Pyrolysis is a controlled thermochemical process that breaks down organic materials using heat in an environment completely devoid of oxygen. This thermal decomposition prevents the material from combusting, which occurs when organic matter is heated in the presence of oxygen. Instead of burning, the material undergoes a chemical transformation into smaller molecules. The process is applied to various feedstocks, including biomass, plastics, and tires, converting them into valuable products. This transformation is driven solely by thermal energy.
Required Conditions and Decomposition Mechanism
The defining requirement for pyrolysis is an oxygen-free or anaerobic environment, which distinguishes it from processes like combustion or gasification. Without oxygen, the material cannot oxidize, ensuring thermal energy is directed entirely toward breaking complex chemical bonds. This controlled decomposition allows for the recovery of carbon-rich products.
The process occurs between 300°C and 850°C, depending on the desired outcome. As the organic material is heated, thermal energy causes the long, complex molecular chains (such as cellulose or lignin) to become unstable. This instability leads to thermal degradation, where chemical bonds fracture into smaller, simpler molecules. These fragments are released as vapors, leaving behind a solid, carbon-rich residue.

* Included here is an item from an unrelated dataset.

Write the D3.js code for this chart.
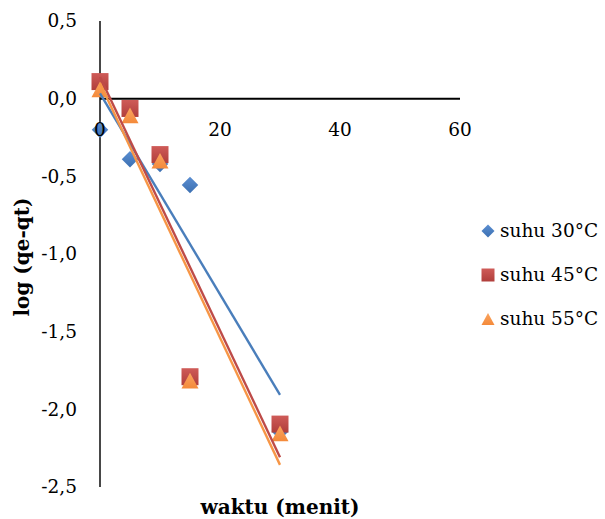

The rate at which the material is heated, or the reaction speed, is a major factor in dictating the composition of the products. Slow pyrolysis involves lower heating rates and longer residence times, which favors the production of the solid residue. Conversely, fast pyrolysis uses rapid heating rates and very short residence times (often less than a few seconds) to quickly drive off and collect volatile vapors before they can undergo further decomposition. The ability to control temperature and heating rate is what makes pyrolysis a versatile and selective conversion technology.
The Three Primary Product Categories
Pyrolysis consistently yields three distinct product categories: a liquid known as bio-oil, a non-condensable gas mixture called syngas, and a solid residue known as biochar.
Bio-oil is a dense, dark brown liquid that can constitute a significant portion of the output under specific conditions. Because of its high energy content, bio-oil is used as a fuel oil for boilers and furnaces, or it can be upgraded for use as a transportation fuel.
Syngas is the gaseous product, a mixture of combustible gases such as hydrogen, carbon monoxide, and methane. This gas can be used to provide the energy needed to sustain the pyrolysis process itself, or it can be captured as a medium-energy fuel source. The third product, biochar, is a stable, porous, carbon-rich solid that remains after the volatile components have been driven off.
The relative proportions of these three products are directly influenced by the process conditions, particularly the temperature and heating rate. For instance, lower temperatures and slower heating rates generally maximize the yield of biochar, sometimes reaching 50% or more of the initial feedstock mass. By contrast, optimizing the process for fast pyrolysis around 500°C can maximize the yield of liquid bio-oil, often achieving 60 to 70 weight percent of the original material. Increasing the temperature further, toward the 700°C to 850°C range, tends to increase the production of syngas at the expense of both bio-oil and biochar.
Major Industrial and Environmental Applications
The outputs of pyrolysis are used across multiple sectors, primarily centered on resource recovery and sustainable waste management. A significant application is converting hard-to-manage waste streams, such as waste tires, municipal plastics, and agricultural residues, into usable resources. This minimizes the need for landfills and reduces the environmental impact of traditional disposal methods.
The liquid and gaseous products are utilized in the energy sector as sources of renewable power. Bio-oil serves as a substitute for petroleum-based fuels in stationary applications, while syngas is burned to generate heat and electricity. Syngas can also be refined and used as a chemical building block for the synthesis of other valuable materials.
Biochar plays a substantial role in environmental remediation and agriculture. When added to soil, its porous structure improves water retention, enhances nutrient availability, and provides a habitat for beneficial microorganisms. Biochar is also recognized as a method for long-term carbon sequestration, locking carbon away in a stable form to mitigate the release of greenhouse gases.